The Seniors United Party of Australia (SUPA) officially endorsed Mr Stacey, a man with “broad, real-life experience”, as its candidate for the New England byelection.
A disillusioned former member of the Liberal Party, Mr Stacey believes the public - and in particular seniors - are very upset with the “shameless self interest, abuse of expense accounts and the brazen sense of entitlement” of politicians.
“I’m increasingly appalled at the way politicians treat us with what I call careless indifference,” Mr Stacey said.
“We have a comprehensive policy on politician’s remuneration, superannuation and expense accounts, as well as other policies which will be released during the campaign.
Dean Carter – Independent
Tamworth resident Dean Carter will step up as an independent, running under the slogan “enough is enough”.
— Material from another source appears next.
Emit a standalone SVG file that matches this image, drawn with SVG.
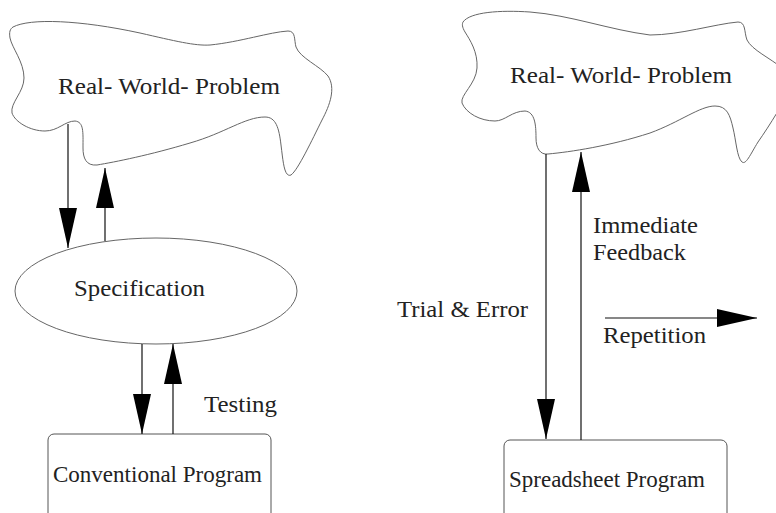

He wants to reverse penalty rate cuts, create a sugar tax to reduce the rate of diabetes and tackle the region’s youth unemployment issue with a skills training program.
Donald Cranney – Rise Up Australia
Donald Cranney from Yelarbon, a small town in south-central Queensland, is running for Rise Up Australia.
He is calling for an inland rail line from Goondiwinidi to Gladstone (both of which are in Queensland).
He says the freight line would foster prosperity in the region by making it easier for farmers to get their produce from paddock to port quickly.